What is being asked —
Pick out the lines below with "this" and list them.

Listing —
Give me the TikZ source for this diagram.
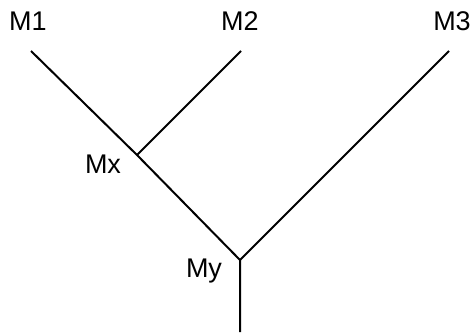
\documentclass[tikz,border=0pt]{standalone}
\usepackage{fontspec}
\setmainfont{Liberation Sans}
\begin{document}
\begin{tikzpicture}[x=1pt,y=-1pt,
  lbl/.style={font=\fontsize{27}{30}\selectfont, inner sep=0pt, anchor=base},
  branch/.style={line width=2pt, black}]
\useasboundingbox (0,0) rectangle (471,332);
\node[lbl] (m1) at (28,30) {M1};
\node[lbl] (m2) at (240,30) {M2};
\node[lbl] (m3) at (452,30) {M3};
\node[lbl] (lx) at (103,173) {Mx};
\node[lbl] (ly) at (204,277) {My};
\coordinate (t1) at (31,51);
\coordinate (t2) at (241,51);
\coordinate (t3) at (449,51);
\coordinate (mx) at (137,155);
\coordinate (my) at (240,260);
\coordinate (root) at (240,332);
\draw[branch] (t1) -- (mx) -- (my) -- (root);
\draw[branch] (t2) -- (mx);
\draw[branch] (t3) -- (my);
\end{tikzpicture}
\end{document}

--

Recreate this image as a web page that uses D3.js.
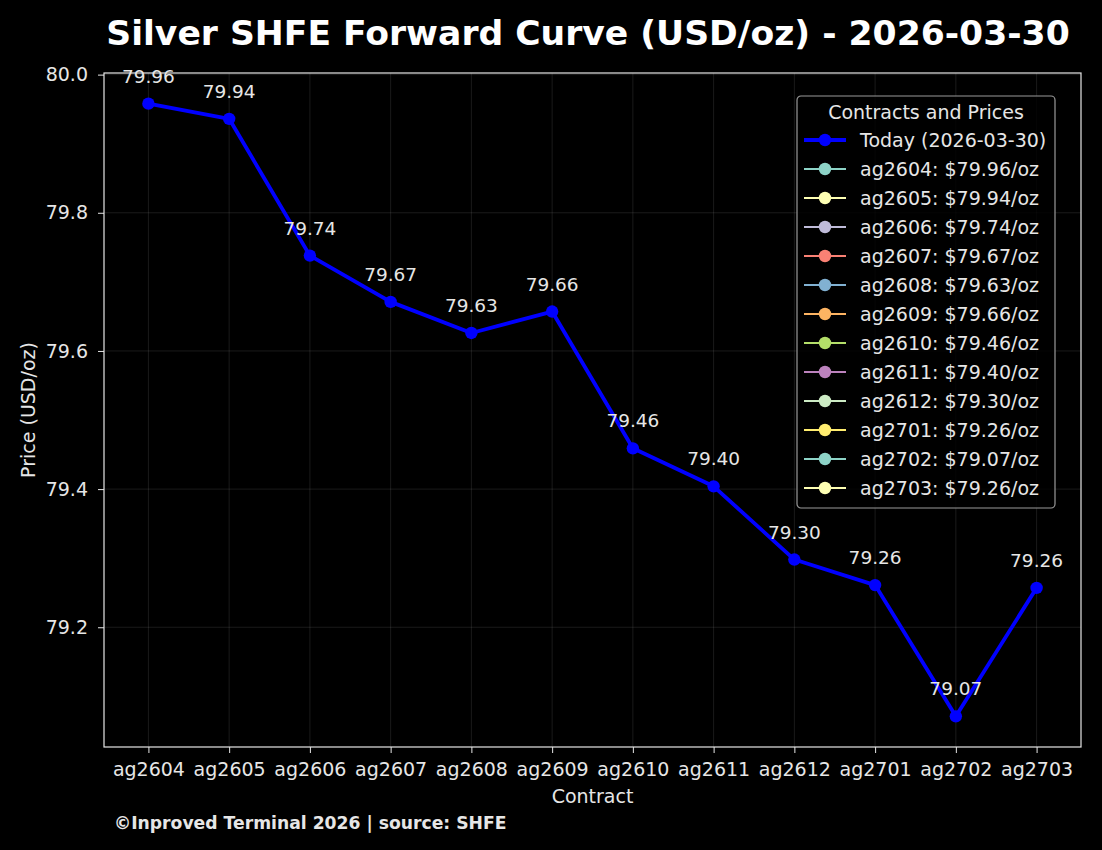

Task output —
Give me the TikZ source for this diagram.
Recreate this image as a web page that uses D3.js.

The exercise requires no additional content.